Collect a bit of appetite and a wish to listen to live music.
Create a need to relax and cultivate an anxiety to enjoy White Nights in the spring.
With a little energy and a little money in your wallet, you don't have to visit St Petersburg in the summer to feel the magnificence of its famous White Nights.
The restaurant, Beliye Nochi (White Nights), can offer you the same feeling.
Certainly, we left feeling alive with the joys of the White Nights season after our visit one evening in early spring.
They were hard feelings to explain, yet its rich but inexpensive dishes, hospitable servers, spacious hall and a generally cool atmosphere filled us with dreams of White Nights.
We were met by a policeman at the entrance.

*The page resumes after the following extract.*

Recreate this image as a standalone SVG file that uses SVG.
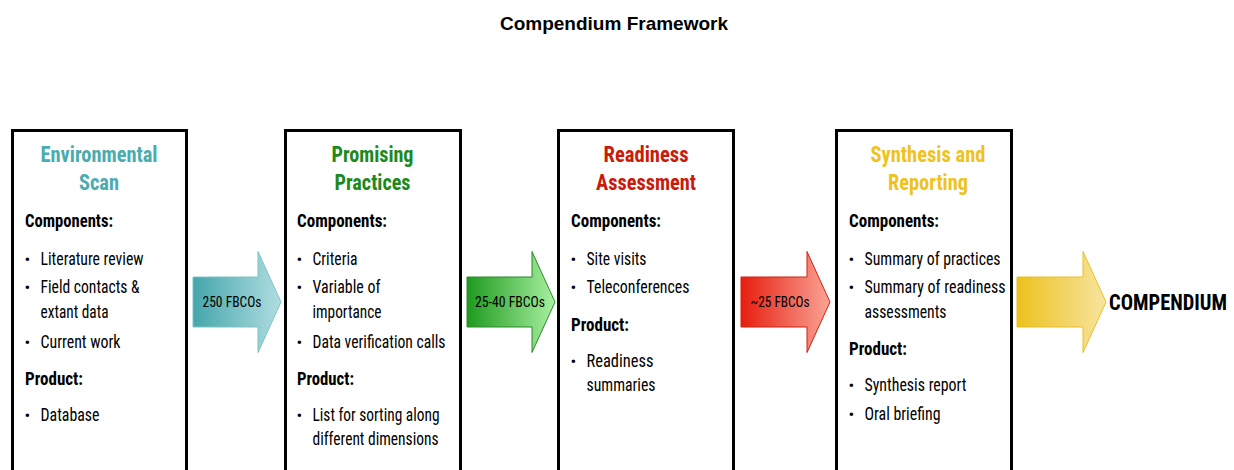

Instead of "chasing customers away" as someone would expect from "committed" law enforcers, this one seemed to be a cop who had been well- trained for the Russia's new market economy.
His ever-present smile and a gesture of welcome showed he had a warm heart.
No sooner had my dining mate and I taken a seat when the two musicians started playing a variety of English and Russian numbers.
Scattered here and there were various diners, but the musicians acted as if to dedicate the music to us.
I have to admit that I felt embarrassed when they looked at us while playing, as if asking for a tip.
But looking at the rich menu, written only in Russian, I decided to ignore the musicians and make up my mind on which dishes to choose.
I decided to get serious with my starter of a 19,900-rouble vegetable salad, which I enjoyed.
By the time my mate was finishing her 38,900-rouble dish of black caviar, I noticed that the musicians were disappointed.
They raised the volume to the maximum, perhaps to scare us.
I ordered beef shashlik for 39,000 roubles, which came in a big portion with a mixture of potatoes and vegetables that I ate to my fill.
My dining mate was watching her weight and would not order more, only a glass of pineapple juice at 8,500 roubles.
At this time I felt we should tip the musicians 5,000 roubles to stop them from making noise.
After an hour and a half and finishing the last drop of pineapple juice, we decided to leave.
There was a variety of desserts, including Irish coffee for 16,000 roubles.
There was also a variety of cocktails, but we didn't try one.
"Brandy-fix" cost 15,000 roubles per 125 grams, "Masquerade" liquor, 14,500 roubles per 100 grams, and "Zapal" (red Martini with orange juice and Gin) for 11,000 roubles.
All in all, we spent about 150,000 roubles.
The place is worth visiting, but foreigners who want to be left in peace should make sure they are not noticed by the musicians because, in the long run, customers have to pay a 10% service charge anyway.